MIFTAH
Friday, 29 March. 2024
 
Your Key to Palestine
The Palestinian Initiatives for The Promotoion of Global Dialogue and Democracy
 
 
 

I realized the other day just how influential teachers can be and conversely, how impressionable the young minds they shape actually are. "Mommy, my classmate asked Ustaz [Mr.] Adrian if he was Christian or Muslim," my daughter told me one day. "You know what he said? He said, 'I'm Palestinian.'"

True, my daughter was not sure how that response clearly answered the classmate's question until I better explained it, but I was in total awe and extremely happy that a teacher in a Catholic School had the good sense to spread the message of nationalism and unity to his young protégés rather than divide them by their religion.

This is not to say that religions cannot unite. If understood and applied properly, they can do more than unite – they can move mountains. However, religions are also used as weapons, tools of extortion and a means of dividing peoples in ways extremely difficult to overcome. Israel's exploitation of the Jewish faith is the perfect case in point and it is damaging, not only to the Palestinians who are forced to live under Israel's rule, but also to Jews as well who do not appreciate their faith being held captive by Zionism.
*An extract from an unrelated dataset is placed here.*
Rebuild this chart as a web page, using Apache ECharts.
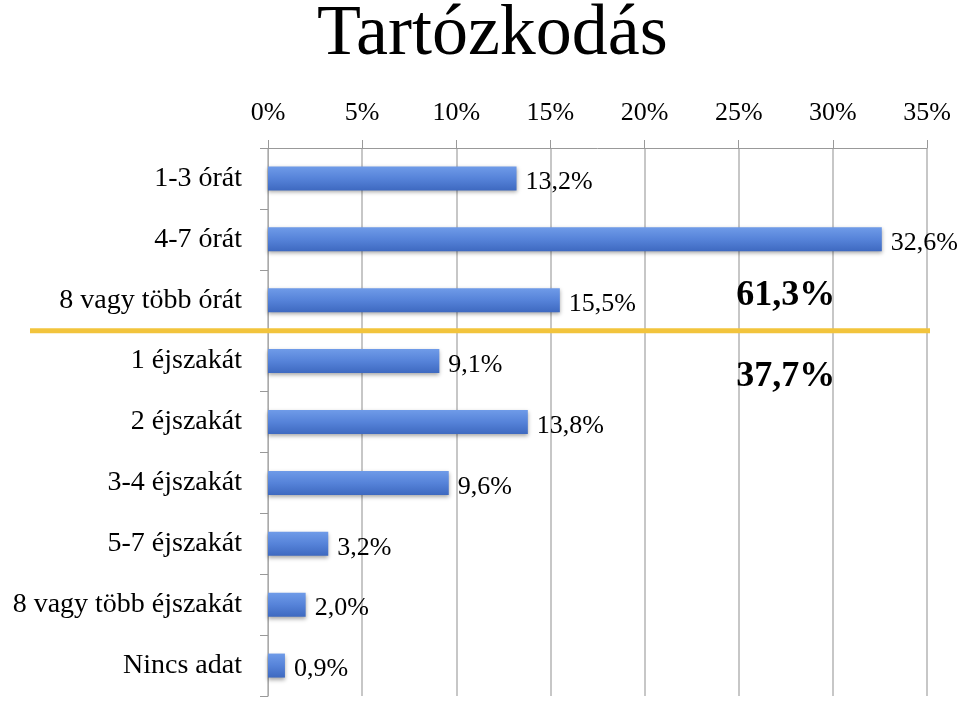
<!DOCTYPE html>
<html>
<head>
<meta charset="utf-8">
<script src="https://cdn.jsdelivr.net/npm/echarts@6/dist/echarts.min.js"></script>
<style>html,body{margin:0;padding:0;background:#fff;}#c{width:960px;height:701px;}</style>
</head>
<body>
<div id="c"></div>
<script>
const categories = ['1-3 órát', '4-7 órát', '8 vagy több órát', '1 éjszakát', '2 éjszakát', '3-4 éjszakát', '5-7 éjszakát', '8 vagy több éjszakát', 'Nincs adat'];
const values = [13.2, 32.6, 15.5, 9.1, 13.8, 9.6, 3.2, 2.0, 0.9];
const hourGroup = [0, 1, 2];
const nightGroup = [3, 4, 5, 6, 7];
const FONT = '"Liberation Serif", "DejaVu Serif", serif';

function fmt(v) { return v.toFixed(1).replace('.', ',') + '%'; }

const chart = echarts.init(document.getElementById('c'));
chart.setOption({
  animation: false,
  backgroundColor: '#fff',
  title: {
    text: 'Tartózkodás', left: 312, top: -6,
    textStyle: { fontFamily: FONT, fontSize: 72, fontWeight: 'normal', color: '#000' }
  },
  grid: { left: 268, right: 33, top: 148, bottom: 5 },
  xAxis: {
    type: 'value', position: 'top', min: 0, max: 35, interval: 5,
    axisLine: { show: true, lineStyle: { color: '#999', width: 1 } },
    axisTick: { show: true, length: 8, lineStyle: { color: '#999' } },
    axisLabel: { formatter: '{value}%', fontFamily: FONT, fontSize: 26, color: '#000', margin: 22 },
    splitLine: { show: true, lineStyle: { color: '#b5b5b5', width: 1.5 } }
  },
  yAxis: {
    type: 'category', data: categories, inverse: true,
    axisLine: { show: true, lineStyle: { color: '#aaa', width: 1 } },
    axisTick: { show: true, length: 8, lineStyle: { color: '#999' } },
    axisLabel: { fontFamily: FONT, fontSize: 28, color: '#000', margin: 26 }
  },
  series: [{
    type: 'bar', data: values, barWidth: 24,
    itemStyle: {
      color: new echarts.graphic.LinearGradient(0, 0, 0, 1, [
        { offset: 0, color: '#6f9be8' },
        { offset: 0.5, color: '#5683d9' },
        { offset: 1, color: '#3e69c0' }
      ]),
      shadowColor: 'rgba(0,0,0,0.35)', shadowBlur: 4, shadowOffsetY: 2
    },
    label: {
      show: true, position: 'right', distance: 9,
      formatter: p => fmt(p.value),
      fontFamily: FONT, fontSize: 26, color: '#000', offset: [0, 4]
    }
  }]
});

const sum = idx => idx.reduce((a, i) => a + values[i], 0);
const y2 = chart.convertToPixel({ yAxisIndex: 0 }, categories[2]);
const y3 = chart.convertToPixel({ yAxisIndex: 0 }, categories[3]);
const yLine = (y2 + y3) / 2;
const xAnn = chart.convertToPixel({ xAxisIndex: 0 }, 27.5);
chart.setOption({
  graphic: [
    { type: 'line', shape: { x1: 30, y1: yLine, x2: 930, y2: yLine },
      style: { stroke: '#f2c43c', lineWidth: 5 }, z: 10 },
    { type: 'text', x: xAnn, y: yLine - 35,
      style: { text: fmt(sum(hourGroup)), fontFamily: FONT, fontSize: 36, fontWeight: 'bold', fill: '#000', align: 'center', verticalAlign: 'middle' }, z: 10 },
    { type: 'text', x: xAnn, y: yLine + 46,
      style: { text: fmt(sum(nightGroup)), fontFamily: FONT, fontSize: 36, fontWeight: 'bold', fill: '#000', align: 'center', verticalAlign: 'middle' }, z: 10 }
  ]
});
</script>
</body>
</html>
An example of this came up in conversation between myself and my older sister who was forced to deal with tax issues (what American citizen doesn't?) and hired a lawyer to help her wade through the sea of government papers and tax returns needed to file correctly. My sister lives abroad and so does her lawyer, who happened to be an Israeli living in the United States. With a shrewd reputation for success preceding him, my sister did not hesitate to hire him "despite" his nationality. (We Palestinians are hyper-sensitive to the word Israeli). And true to his word, he filed her taxes, cleared up any misunderstandings and set her on the path for next year.

That is not why I bring him up, however. When they exchanged life stories, it turns out he is an Israeli citizen but left Israel over 20 years ago, married a German Catholic woman and refused to get his children Israeli citizenship. According to my sister, he said that as long as Israel is occupying the Palestinians, he did not want to come back to Israel to live. Being Jewish was not problematic for this man. It was that Jewishness in Israel came with a heavy political package he was not willing to carry.

Israel has always exploited Judaism to forward its political goals but never, it seems, like today. The repeated call for the Palestinians to recognize Israel as a Jewish state is not, as Israeli Prime Minister Benjamin Netanyahu claims, simply for the acknowledgement of Jews' rights here. Nor is it void of sinister undertones. It is further consolidation of Israel's claim that Jews are exclusively entitled to Palestine and that any concession to that effect is out of Israeli good will and generosity.

Israel is, by all practical means, already a Jewish state. It was founded on this premise and it is no secret that Jews have the right to "return" to Israel from anywhere around the world simply by the fact of their Jewishness. In Jerusalem, Israeli Jews maintain a steep demographic advantage over the Palestinians so that the city does not appear too "mixed." That naturally knocks Palestinians – Muslims and Christians alike –several rungs down on the ladder of rightfulness to their homeland, not because they are not good citizens, but because they are not Jews.

This is not to say that other religions have not been guilty of exploiting religion to divide rather than unite. But in the Palestinian case – barring those fanatical few who would rather revel in disunity than togetherness - this is something we pride ourselves on. Prime Minister Salam Fayyad, a Muslim, lit Palestine's Christmas tree in the town of Beit Sahour. Late President Yasser Arafat would attend Christmas mass in Bethlehem every year up until he was barred from leaving his Ramallah headquarters by Israeli tanks. In general, Muslims and Christians in Palestine are united by their "Palestinian-ism" rather than divided by their differences in worship, which it must be said, is one of our crowning achievements. The inclusion of all is always better than the exclusion of some.

In Israel, blatant discrimination against other religions is somehow still disguised as "security" and "self-preservation", even as extremist Israelis take to the streets in endorsement of the 39-rabbi decree to ban Jews from selling or renting to Arabs. Settlers fanatically burn mosques and copies of the Quran in West Bank villages and fundamentalist Israelis spit on Christian priests during religious ceremonies in the Old City of Jerusalem.

There are "crazies" in all societies regardless or race or religion. However, what sets Israel apart is the impunity with which these so-called crazies operate. In any civilized country, this behavior would not be tolerated. In Israel it is given a slap on the wrist at best, encouraged at worst. This is because Israel was founded on the basis of Jewish "supremacy" if you will, which in turn creates a virtual spawning ground for such fanaticism and racism.

While many Palestinians harbor fears that Hamas espouses views of Islamic rule over Palestine, it is highly unlikely that this will ever come to fruition for the mere fact that teachers like my daughter's are instilling an education of diversity in unity rather than division in our children. As this education – also historically embodied by the PLO and PA – takes root in generation after generation, nothing will be able to change that tide.